Roni was already resplendent in peaked black hat and warty nose, a perfectly acceptable wicked witch, to our juvenile jury. And, no matter how late it was, the little fantasists were not about to let their father out of the house in buzz-killing civvies. I stalled by putting on the family Halloween soundtrack — the soundtrack to “Sweeney Todd,” with its shrieking factory whistle and “demon barber” spitting gory vengeance. But while searching for it in the muck of misfiled CDs, it struck me that a simple, yet fully satisfactory, way to get in the costumed spirit in a hurry was to become a costumed spirit.
White sheet, cut a pair of eyeholes, done.
So I went rummaging.
It turns out, among the vast array of hand-me-down sheets from Roni’s richer, older sister, none, to my dismay, were Casper-colored. We had stripes, polka dots, floral prints, animal and ABC prints galore. And one other.
It took a couple of attempts to cut the eyeholes big enough, and then I had trouble lining them up with my eyes.
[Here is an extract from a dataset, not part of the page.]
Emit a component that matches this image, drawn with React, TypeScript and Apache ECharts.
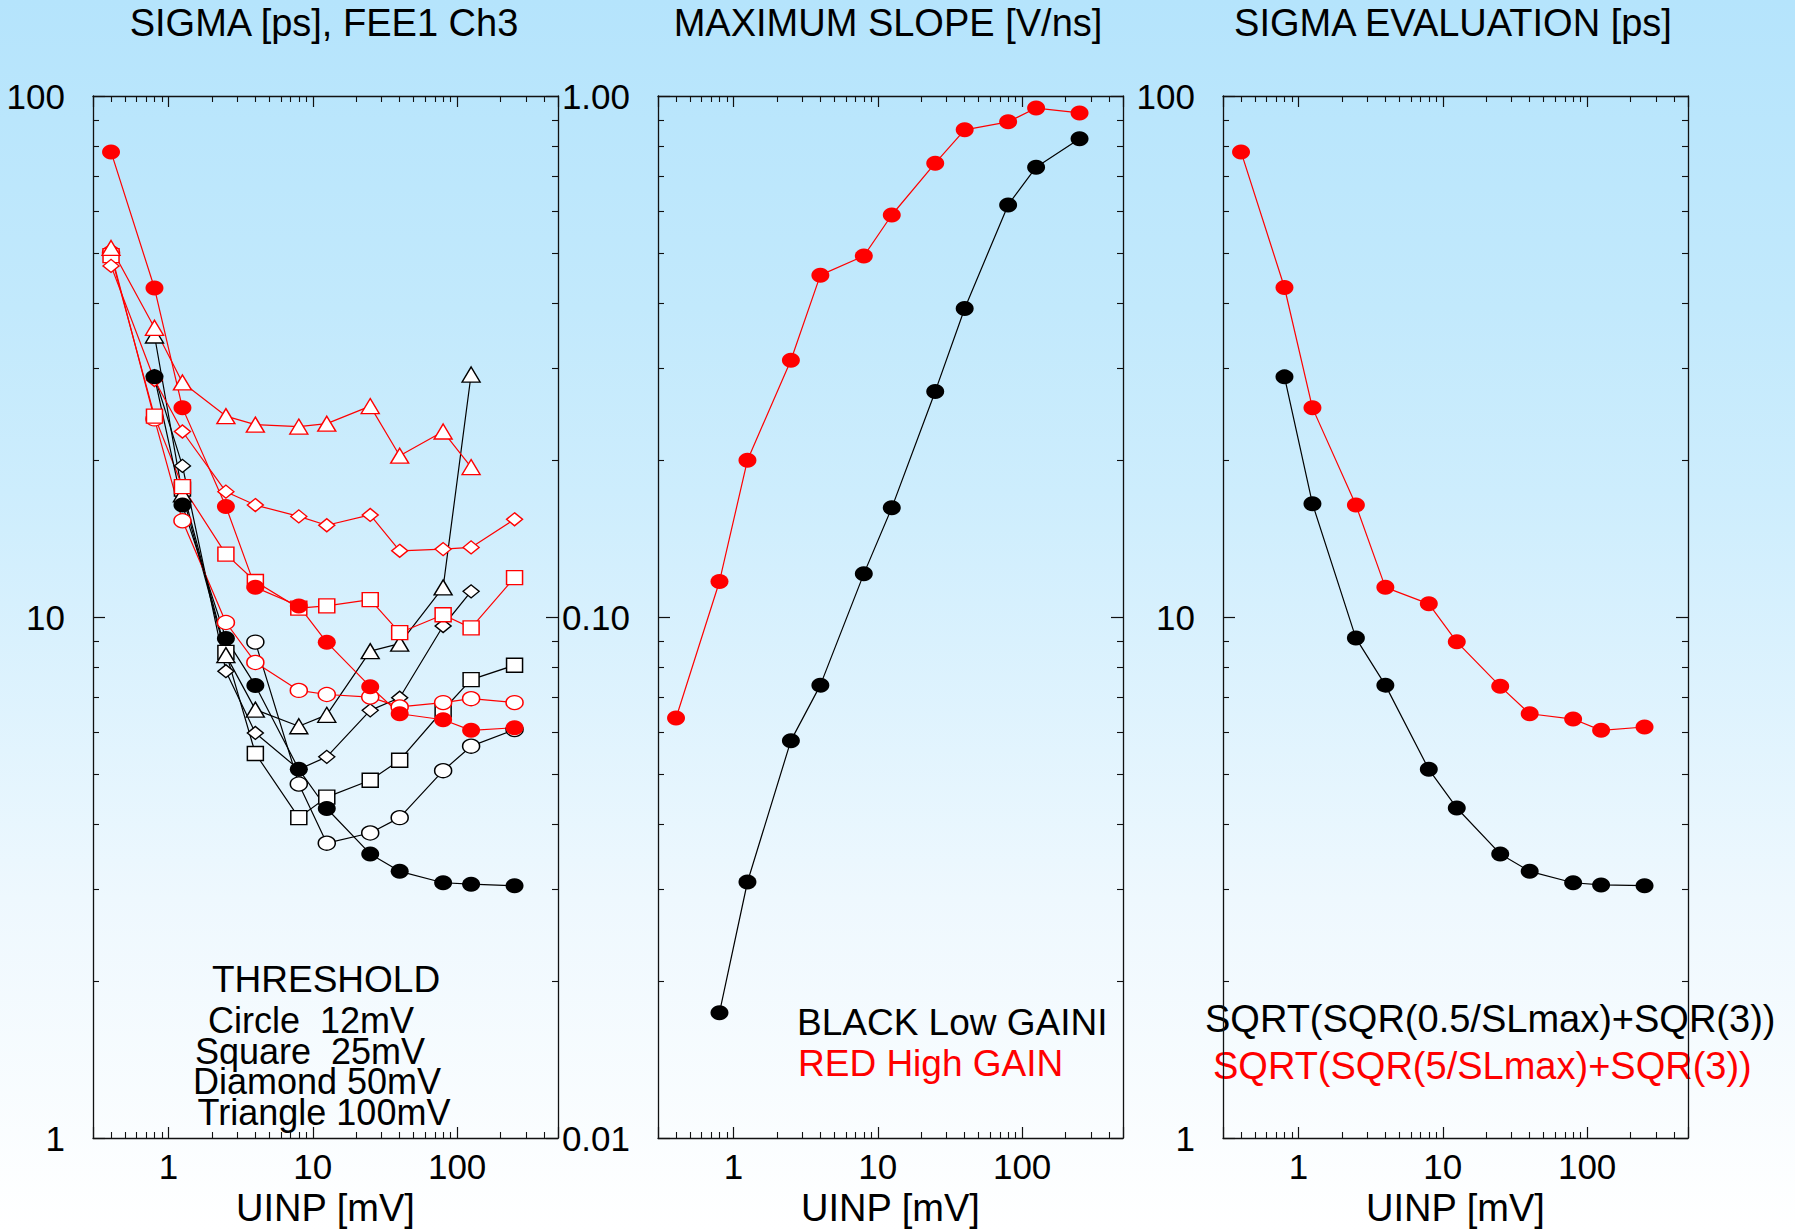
import React, { useEffect, useRef } from 'react';
import * as echarts from 'echarts';

// ---------- data ----------
const UINP = [0.4, 0.8, 1.25, 2.5, 4, 8, 12.5, 25, 40, 80, 125, 250];

// Panel 1: SIGMA [ps] for thresholds (open symbols) and evaluation (filled)
const SIGMA_BLACK_CIRCLE = [null, null, null, null, 8.95, 4.78, 3.68, 3.85, 4.12, 5.07, 5.65, 6.08];
const SIGMA_BLACK_SQUARE = [null, null, 17.6, 8.55, 5.47, 4.12, 4.51, 4.86, 5.31, 6.63, 7.58, 8.08];
const SIGMA_BLACK_DIAMOND = [null, 29, 19.5, 7.87, 5.99, 5.1, 5.39, 6.62, 7.0, 9.61, 11.2, null];
const SIGMA_BLACK_TRIANGLE = [null, 34.7, 17.2, 8.45, 6.64, 6.17, 6.49, 8.6, 8.89, 11.4, 29.2, null];
const SIGMA_RED_CIRCLE = [50, 24, 15.3, 9.76, 8.18, 7.23, 7.1, 7.02, 6.72, 6.85, 6.97, 6.85];
const SIGMA_RED_SQUARE = [49.4, 24.3, 17.8, 13.2, 11.7, 10.4, 10.5, 10.8, 9.33, 10.1, 9.53, 11.9];
const SIGMA_RED_DIAMOND = [47.2, 28.5, 22.7, 17.4, 16.4, 15.6, 15.0, 15.7, 13.4, 13.5, 13.6, 15.4];
const SIGMA_RED_TRIANGLE = [51.1, 35.9, 28.2, 24.3, 23.4, 23.2, 23.5, 25.4, 20.4, 22.7, 19.4, null];
const SIGMA_BLACK_FILLED = [null, 28.9, 16.4, 9.09, 7.39, 5.1, 4.29, 3.51, 3.25, 3.09, 3.07, 3.05];
const SIGMA_RED_FILLED = [78.1, 42.8, 25.2, 16.3, 11.4, 10.5, 8.94, 7.35, 6.52, 6.35, 6.06, 6.13];

// Panel 2: MAXIMUM SLOPE [V/ns]
const SLOPE_BLACK = [null, 0.0174, 0.031, 0.0579, 0.074, 0.121, 0.162, 0.271, 0.391, 0.618, 0.73, 0.828];
const SLOPE_RED = [0.064, 0.117, 0.2, 0.311, 0.453, 0.493, 0.591, 0.743, 0.861, 0.892, 0.948, 0.928];

// Panel 3: SIGMA EVALUATION [ps]
const EVAL_BLACK = [null, 28.9, 16.5, 9.11, 7.4, 5.1, 4.3, 3.51, 3.25, 3.09, 3.06, 3.05];
const EVAL_RED = [78.1, 42.9, 25.2, 16.4, 11.4, 10.6, 8.96, 7.36, 6.52, 6.37, 6.06, 6.15];

// ---------- texts ----------
const PANEL_TITLES = ['SIGMA [ps], FEE1 Ch3', 'MAXIMUM SLOPE [V/ns]', 'SIGMA EVALUATION [ps]'];
const X_NAME = 'UINP [mV]';
const X_RANGE = [0.3, 500];
const Y_RANGES = [[1, 100], [0.01, 1], [1, 100]];
const THRESHOLD_LINES = ['THRESHOLD', 'Circle  12mV', 'Square  25mV', 'Diamond 50mV', 'Triangle 100mV'];
const GAIN_LINES = ['BLACK Low GAINI', 'RED High GAIN'];
const EVAL_LINES = ['SQRT(SQR(0.5/SLmax)+SQR(3))', 'SQRT(SQR(5/SLmax)+SQR(3))'];

// ---------- layout / style ----------
const FONT = '"Liberation Sans", Arial, Helvetica, sans-serif';
const RED = '#ff0000';
const BLACK = '#000000';
const GRID_LEFTS = [93, 658, 1223];
const GRID_TOP = 96;
const GRID_W = 465;
const GRID_H = 1042;
const TITLE_X = [324, 888, 1453];

function pairs(ys: (number | null)[]) {
  return UINP.map((x, i) => [x, ys[i]]).filter((p) => p[1] != null);
}

function isDecade(v: number) {
  const l = Math.log10(v);
  return Math.abs(l - Math.round(l)) < 1e-6;
}

const AXIS_LINE = { show: true, onZero: false, lineStyle: { color: '#111', width: 1.3 } };
const AXIS_TICK = { show: true, inside: true, length: 11, lineStyle: { color: '#111', width: 1.2 } };
const MINOR_TICK = { show: true, splitNumber: 9, length: 6, lineStyle: { color: '#111', width: 1.1 } };

function xAxes(grid: number) {
  const base = {
    type: 'log',
    logBase: 10,
    gridIndex: grid,
    min: X_RANGE[0],
    max: X_RANGE[1],
    axisLine: AXIS_LINE,
    axisTick: AXIS_TICK,
    minorTick: MINOR_TICK,
    splitLine: { show: false },
    minorSplitLine: { show: false },
  };
  return [
    {
      ...base,
      position: 'bottom',
      axisLabel: {
        show: true,
        margin: 11,
        color: '#000',
        fontSize: 35,
        fontFamily: FONT,
        showMinLabel: false,
        showMaxLabel: false,
        formatter: (v: number) => (isDecade(v) ? String(Math.round(v)) : ''),
      },
      name: X_NAME,
      nameLocation: 'middle',
      nameGap: 51,
      nameTextStyle: { color: '#000', fontSize: 38, fontFamily: FONT },
    },
    { ...base, position: 'top', axisLabel: { show: false } },
  ];
}

function yAxes(grid: number) {
  const [min, max] = Y_RANGES[grid];
  const base = {
    type: 'log',
    logBase: 10,
    gridIndex: grid,
    min,
    max,
    axisLine: AXIS_LINE,
    axisTick: { ...AXIS_TICK, length: 12 },
    minorTick: MINOR_TICK,
    splitLine: { show: false },
    minorSplitLine: { show: false },
  };
  return [
    {
      ...base,
      position: 'left',
      axisLabel: {
        show: true,
        margin: 28,
        color: '#000',
        fontSize: 35,
        fontFamily: FONT,
        formatter: (v: number) => {
          if (!isDecade(v)) return '';
          return grid === 1 ? v.toFixed(2) : String(Math.round(v));
        },
      },
    },
    { ...base, position: 'right', axisLabel: { show: false } },
  ];
}

function line(
  grid: number,
  ys: (number | null)[],
  symbol: string,
  size: number[],
  color: string,
  filled: boolean
) {
  return {
    type: 'line',
    xAxisIndex: grid * 2,
    yAxisIndex: grid * 2,
    data: pairs(ys),
    symbol,
    symbolSize: size,
    showSymbol: true,
    showAllSymbol: true,
    clip: false,
    silent: true,
    lineStyle: { color, width: 1.2 },
    itemStyle: {
      color: filled ? color : '#ffffff',
      borderColor: color,
      borderWidth: filled ? 0 : 1.4,
    },
    emphasis: { disabled: true },
  };
}

const CIRCLE_OPEN = [17, 14];
const SQUARE = [16, 14];
const DIAMOND = [16, 13];
const TRIANGLE = [18, 15];
const FILLED = [18, 15];

function txt(text: string, x: number, y: number, color: string, align: string, size = 37) {
  return {
    type: 'text',
    x,
    y,
    silent: true,
    style: {
      text,
      fill: color,
      font: `${size}px ${FONT}`,
      textAlign: align,
      align,
      textVerticalAlign: 'middle',
      verticalAlign: 'middle',
    },
  };
}

export default function App() {
  const ref = useRef<HTMLDivElement>(null);

  useEffect(() => {
    if (!ref.current) return;
    const chart = echarts.init(ref.current, null, { renderer: 'svg' });

    const series = [
      // panel 1: black open, red open, then filled on top
      line(0, SIGMA_BLACK_CIRCLE, 'circle', CIRCLE_OPEN, BLACK, false),
      line(0, SIGMA_BLACK_SQUARE, 'rect', SQUARE, BLACK, false),
      line(0, SIGMA_BLACK_DIAMOND, 'diamond', DIAMOND, BLACK, false),
      line(0, SIGMA_BLACK_TRIANGLE, 'triangle', TRIANGLE, BLACK, false),
      line(0, SIGMA_RED_CIRCLE, 'circle', CIRCLE_OPEN, RED, false),
      line(0, SIGMA_RED_SQUARE, 'rect', SQUARE, RED, false),
      line(0, SIGMA_RED_DIAMOND, 'diamond', DIAMOND, RED, false),
      line(0, SIGMA_RED_TRIANGLE, 'triangle', TRIANGLE, RED, false),
      line(0, SIGMA_BLACK_FILLED, 'circle', FILLED, BLACK, true),
      line(0, SIGMA_RED_FILLED, 'circle', FILLED, RED, true),
      // panel 2
      line(1, SLOPE_BLACK, 'circle', FILLED, BLACK, true),
      line(1, SLOPE_RED, 'circle', FILLED, RED, true),
      // panel 3
      line(2, EVAL_BLACK, 'circle', FILLED, BLACK, true),
      line(2, EVAL_RED, 'circle', FILLED, RED, true),
    ];

    const graphic = [
      ...PANEL_TITLES.map((t, i) => txt(t, TITLE_X[i], 23, '#000', 'center', 38)),
      txt(THRESHOLD_LINES[0], 326, 979, '#000', 'center'),
      txt(THRESHOLD_LINES[1], 311, 1020, '#000', 'center', 36),
      txt(THRESHOLD_LINES[2], 310, 1051, '#000', 'center', 36),
      txt(THRESHOLD_LINES[3], 317, 1081, '#000', 'center', 36),
      txt(THRESHOLD_LINES[4], 324, 1112, '#000', 'center', 36),
      txt(GAIN_LINES[0], 797, 1022, BLACK, 'left'),
      txt(GAIN_LINES[1], 798, 1063, RED, 'left'),
      txt(EVAL_LINES[0], 1205, 1019, BLACK, 'left', 38),
      txt(EVAL_LINES[1], 1213, 1066, RED, 'left', 38),
    ];

    chart.setOption({
      animation: false,
      backgroundColor: 'transparent',
      grid: GRID_LEFTS.map((left) => ({
        left,
        top: GRID_TOP,
        width: GRID_W,
        height: GRID_H,
        containLabel: false,
        outerBoundsMode: 'none',
      })),
      xAxis: [0, 1, 2].flatMap((g) => xAxes(g)),
      yAxis: [0, 1, 2].flatMap((g) => yAxes(g)),
      series,
      graphic,
    } as any);

    return () => chart.dispose();
  }, []);

  return (
    <div
      ref={ref}
      style={{
        position: 'absolute',
        left: 0,
        top: 0,
        width: 1795,
        height: 1230,
        background:
          'linear-gradient(to bottom, #b5e4fc 0%, #c2e9fc 25%, #cdedfd 40%, #eef8fe 73%, #ffffff 100%)',
      }}
    />
  );
}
Finally, I threw on the sheet, centered the openings, and knotted it all in place with the pumpkin-print necktie I’d picked up at the Spirit Halloween store — not for Halloween, but for making fun of tie-wearing. Stomping from the bedroom (admittedly, more Frankenstein, than hovering ghost), I spread my arms, along with my saffron sheet, and proclaimed:
“I am the Pee Ghost!”
The two-year-old was frightened, at first, while the five-year-old was amused — but skeptical. So I explained — proclaimed — that I was the ghost who wet his bed, and that’s why my sheet was yellow.
Thus was born a family tradition, one that sustained from the kids’ adorably credulous phase through their annoyingly sarcastic phase, all the way to that horrifying moment when our contractor friend, replacing the busted water heater while we were away, confessed to using — and tossing — an “old, ripped sheet.”
Our beloved Halloween wraith discarded as a construction rag.
Which made me sadder than it should have. But what can you say about a golden ghost who’s gone?